There is, however, still a sizeable difference of philosophy: in Al's proposal, the executive board has power to replace a gatekeeper or TAB member at any time. But the executive board answers to whom? Adding layers on top of the TAB doesn't magically create accountability because the top of the chain is still "topless" as Don puts it. It only alienates the technologists from any decision-making power.

I don't see how technologists are alienated. You have a technologist who is the gatekeeper. You have an entire board of technologists who oversee the gatekeeper. OK, so the people at the very top are not all technologists (although you neglect to consider the overwhelming likelihood that there will be technologists on the executive board as well). So, because technologists don't absolutely run the show, they are alienated? And non-technologists are not alienated under your plan, in which they have no place at all?

Ben, I wasn't just trying to be conciliatory; I was trying to test to see whether we, in fact, have common ground. I see now that we don't. You say that you want users to be full participants, but you reject any plan that doesn't put technologists--and just a few technologists at that--at the top of the power pyramid all by themselves. It's all or nothing. As I said in my initial post, this narrow technocracy will kill dotLRN.

Now, there is a piece of the governance proposal that is missing from both plans, by the way. It is the bottom-up accountability. I had privately suggested a Mozilla-style system where dotLRN packages are owned by individual programmers in the community--not companies, not company CEO's, but the individuals who actually maintain the code. These people would be the gatekeepers. They would issue regular, public progress reports, just as the Mozilla owners do. They would respond to package enhancement requests and bug fix requests in public, just as the Mozilla owners do. And if they don't do a good job, the community could request that the TAB replaces them, just as the Mozilla governing body does.
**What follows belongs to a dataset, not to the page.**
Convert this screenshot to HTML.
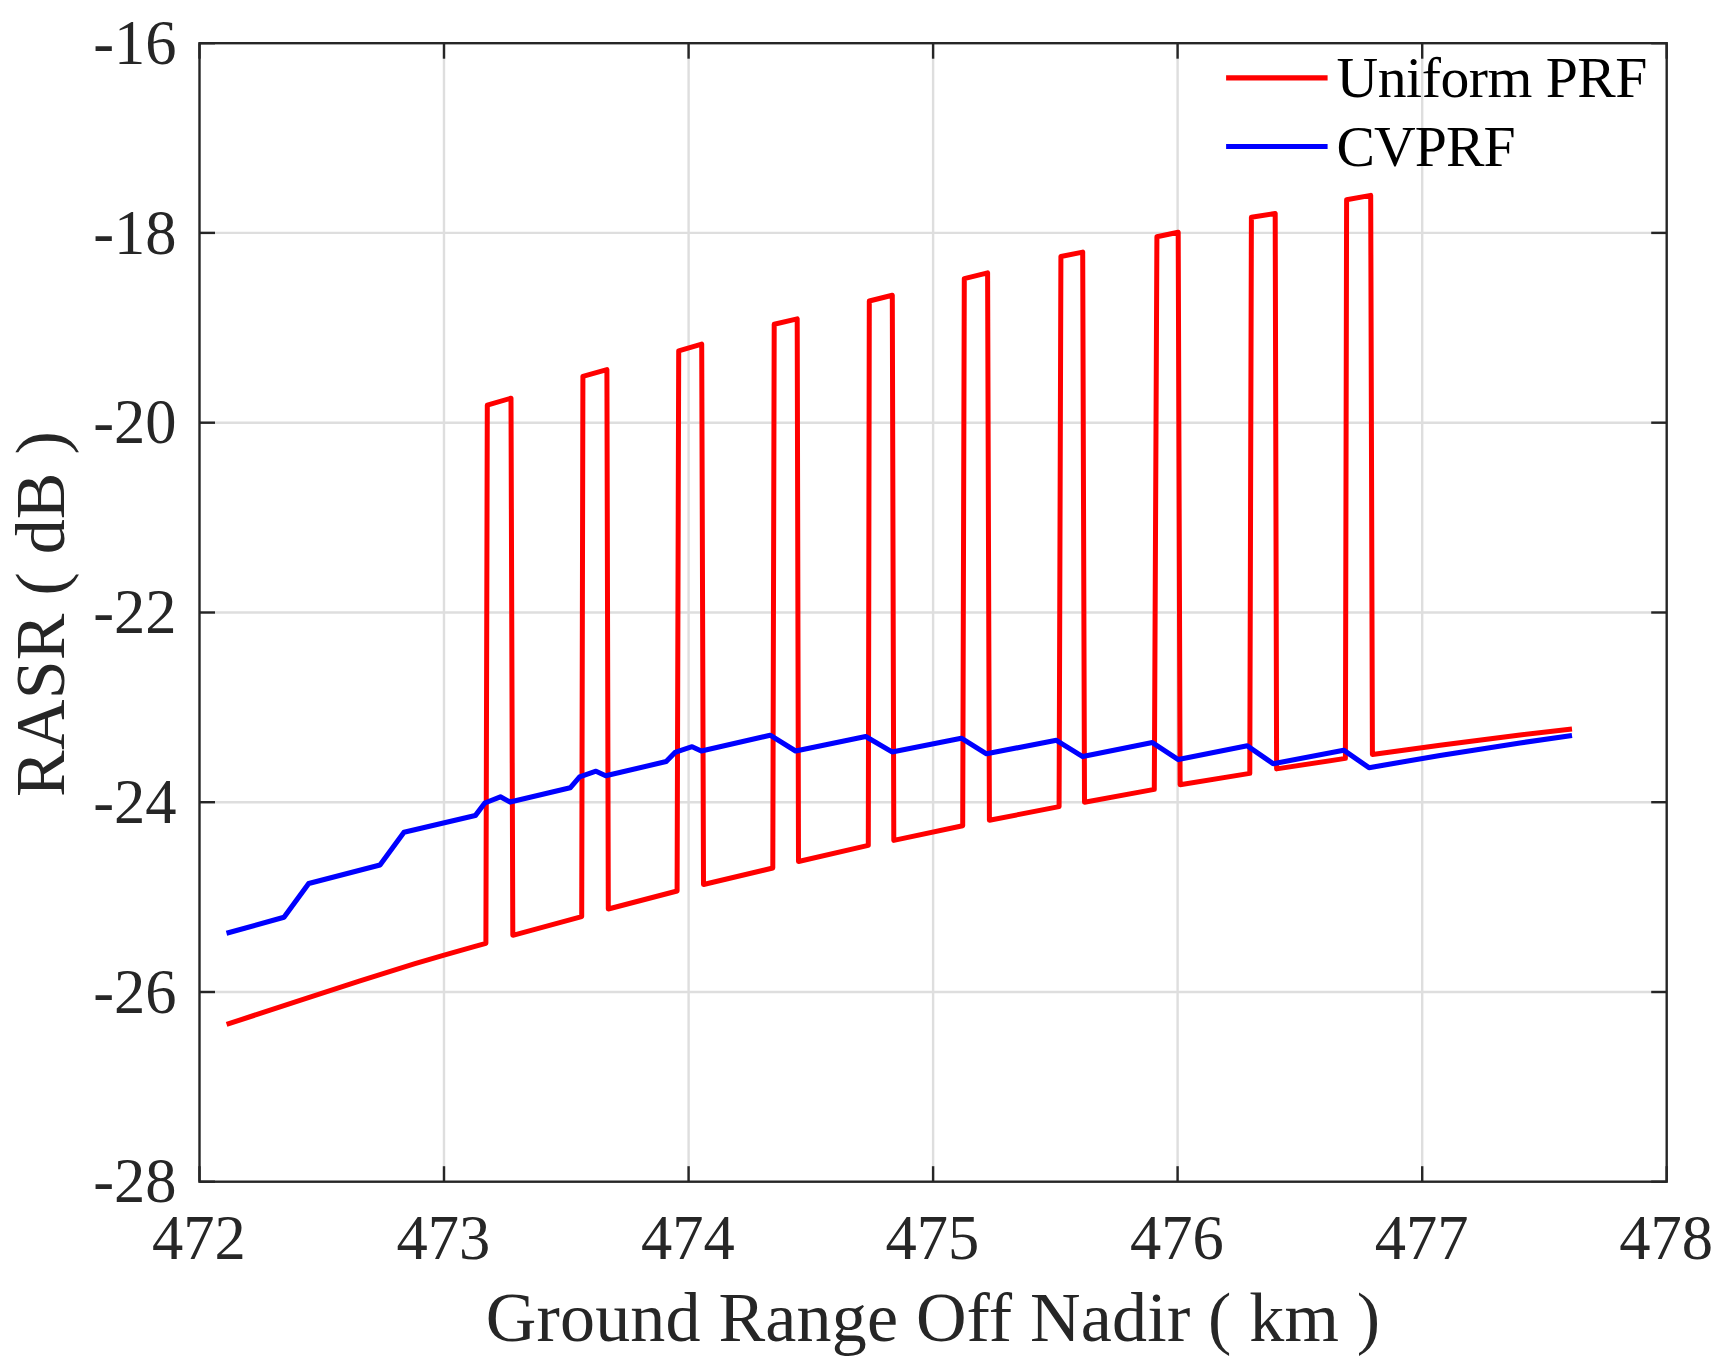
<!DOCTYPE html>
<html lang="en">
<head>
<meta charset="utf-8">
<title>RASR vs Ground Range Off Nadir</title>
<style>
html,body{margin:0;padding:0;background:#ffffff;}
body{width:1722px;height:1369px;overflow:hidden;}
svg{display:block;}
text{font-family:"Liberation Serif","Times New Roman",Times,serif;}
.tk{font-size:62.5px;fill:#262626;letter-spacing:0px;}
.lb{font-size:70px;fill:#262626;letter-spacing:0.19px;}
.lg{font-size:57.7px;fill:#000000;}
</style>
</head>
<body>
<svg width="1722" height="1369" viewBox="0 0 1722 1369">
<rect x="0" y="0" width="1722" height="1369" fill="#ffffff"/>
<g stroke="#dedede" stroke-width="2.4" fill="none">
<line x1="444.0" y1="43.2" x2="444.0" y2="1181.7"/>
<line x1="688.6" y1="43.2" x2="688.6" y2="1181.7"/>
<line x1="933.1" y1="43.2" x2="933.1" y2="1181.7"/>
<line x1="1177.6" y1="43.2" x2="1177.6" y2="1181.7"/>
<line x1="1422.2" y1="43.2" x2="1422.2" y2="1181.7"/>
<line x1="199.5" y1="232.9" x2="1666.7" y2="232.9"/>
<line x1="199.5" y1="422.7" x2="1666.7" y2="422.7"/>
<line x1="199.5" y1="612.5" x2="1666.7" y2="612.5"/>
<line x1="199.5" y1="802.2" x2="1666.7" y2="802.2"/>
<line x1="199.5" y1="992.0" x2="1666.7" y2="992.0"/>
</g>
<polyline points="226.6,1024.4 300.0,1000.3 360.0,980.9 415.0,963.6 444.1,955.1 475.0,946.4 485.9,943.3 487.3,405.2 511.0,398.2 512.8,935.3 581.7,916.6 582.9,376.3 606.9,369.6 608.3,909.0 677.1,891.0 678.7,350.8 701.7,344.1 703.5,884.5 772.8,868.0 774.2,324.3 797.2,318.9 798.5,861.5 868.3,845.4 869.3,301.0 892.3,295.3 893.8,840.4 962.7,825.7 964.3,278.6 987.6,272.9 989.4,820.3 1059.1,806.6 1060.9,256.5 1082.7,252.1 1084.5,802.2 1154.3,789.4 1156.9,236.8 1178.2,232.2 1180.1,784.7 1249.8,773.4 1251.4,217.3 1275.2,213.5 1276.6,768.9 1345.4,758.4 1346.6,199.8 1370.7,195.4 1372.4,754.6 1440.0,745.3 1520.0,734.9 1572.0,729.0" fill="none" stroke="#ff0000" stroke-width="5.0" stroke-linejoin="round" stroke-linecap="butt"/>
<polyline points="226.5,933.2 284.0,917.3 308.7,883.5 380.0,865.0 404.0,832.2 475.3,815.6 484.8,803.0 500.4,796.8 510.1,802.1 570.2,787.8 579.6,776.9 596.0,771.2 605.7,775.8 666.2,761.6 675.0,752.4 692.1,746.7 701.3,751.0 770.1,735.2 795.6,751.0 865.7,736.5 892.0,751.9 961.3,738.2 986.5,753.8 1056.4,740.3 1082.7,756.6 1152.4,742.6 1178.3,759.6 1247.3,745.8 1273.1,763.7 1343.7,750.2 1369.0,767.7 1440.0,755.4 1520.0,743.0 1572.0,735.4" fill="none" stroke="#0000ff" stroke-width="5.1" stroke-linejoin="round" stroke-linecap="butt"/>
<g stroke="#262626" stroke-width="2.4" fill="none" stroke-linecap="butt">
<rect x="199.5" y="43.2" width="1467.2" height="1138.5"/>
<line x1="199.5" y1="1181.7" x2="199.5" y2="1166.2"/>
<line x1="199.5" y1="43.2" x2="199.5" y2="58.7"/>
<line x1="444.0" y1="1181.7" x2="444.0" y2="1166.2"/>
<line x1="444.0" y1="43.2" x2="444.0" y2="58.7"/>
<line x1="688.6" y1="1181.7" x2="688.6" y2="1166.2"/>
<line x1="688.6" y1="43.2" x2="688.6" y2="58.7"/>
<line x1="933.1" y1="1181.7" x2="933.1" y2="1166.2"/>
<line x1="933.1" y1="43.2" x2="933.1" y2="58.7"/>
<line x1="1177.6" y1="1181.7" x2="1177.6" y2="1166.2"/>
<line x1="1177.6" y1="43.2" x2="1177.6" y2="58.7"/>
<line x1="1422.2" y1="1181.7" x2="1422.2" y2="1166.2"/>
<line x1="1422.2" y1="43.2" x2="1422.2" y2="58.7"/>
<line x1="1666.7" y1="1181.7" x2="1666.7" y2="1166.2"/>
<line x1="1666.7" y1="43.2" x2="1666.7" y2="58.7"/>
<line x1="199.5" y1="43.2" x2="215.0" y2="43.2"/>
<line x1="1666.7" y1="43.2" x2="1651.2" y2="43.2"/>
<line x1="199.5" y1="232.9" x2="215.0" y2="232.9"/>
<line x1="1666.7" y1="232.9" x2="1651.2" y2="232.9"/>
<line x1="199.5" y1="422.7" x2="215.0" y2="422.7"/>
<line x1="1666.7" y1="422.7" x2="1651.2" y2="422.7"/>
<line x1="199.5" y1="612.5" x2="215.0" y2="612.5"/>
<line x1="1666.7" y1="612.5" x2="1651.2" y2="612.5"/>
<line x1="199.5" y1="802.2" x2="215.0" y2="802.2"/>
<line x1="1666.7" y1="802.2" x2="1651.2" y2="802.2"/>
<line x1="199.5" y1="992.0" x2="215.0" y2="992.0"/>
<line x1="1666.7" y1="992.0" x2="1651.2" y2="992.0"/>
<line x1="199.5" y1="1181.7" x2="215.0" y2="1181.7"/>
<line x1="1666.7" y1="1181.7" x2="1651.2" y2="1181.7"/>
</g>
<text class="tk" x="176.5" y="63.8" text-anchor="end">-16</text>
<text class="tk" x="176.5" y="253.5" text-anchor="end">-18</text>
<text class="tk" x="176.5" y="443.3" text-anchor="end">-20</text>
<text class="tk" x="176.5" y="633.1" text-anchor="end">-22</text>
<text class="tk" x="176.5" y="822.8" text-anchor="end">-24</text>
<text class="tk" x="176.5" y="1012.6" text-anchor="end">-26</text>
<text class="tk" x="176.5" y="1202.3" text-anchor="end">-28</text>
<text class="tk" x="198.8" y="1258.8" text-anchor="middle">472</text>
<text class="tk" x="443.3" y="1258.8" text-anchor="middle">473</text>
<text class="tk" x="687.9" y="1258.8" text-anchor="middle">474</text>
<text class="tk" x="932.4" y="1258.8" text-anchor="middle">475</text>
<text class="tk" x="1176.9" y="1258.8" text-anchor="middle">476</text>
<text class="tk" x="1421.5" y="1258.8" text-anchor="middle">477</text>
<text class="tk" x="1666.0" y="1258.8" text-anchor="middle">478</text>
<text class="lb" x="933.0" y="1341.0" text-anchor="middle">Ground Range Off Nadir ( km )</text>
<text class="lb" transform="translate(64.0,614.0) rotate(-90)" text-anchor="middle">RASR ( dB )</text>
<line x1="1226.1" y1="77.9" x2="1327.6" y2="77.9" stroke="#ff0000" stroke-width="5.2"/>
<line x1="1226.1" y1="146.5" x2="1327.6" y2="146.5" stroke="#0000ff" stroke-width="5.2"/>
<text class="lg" x="1336.6" y="97.3" style="letter-spacing:-0.49px">Uniform PRF</text>
<text class="lg" x="1336.6" y="166.0" style="letter-spacing:-0.97px">CVPRF</text>
</svg>
</body>
</html>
I argued, and still argue, that such an accountability structure is actually more urgent than a governance structure and would lay a foundation of communication and trust that would enable a true governance structure to grow. Al responded very positively the idea when I presented it to him, but the idea apparently met with resistance elsewhere. Since I wasn't party to those conversations, I hesitate to characterise them. Suffice it to say that this proposal wasn't quashed out of any action on MIT's part. So I ask now: How does the community feel about such an accountability plan? How would it affect your feelings about governance?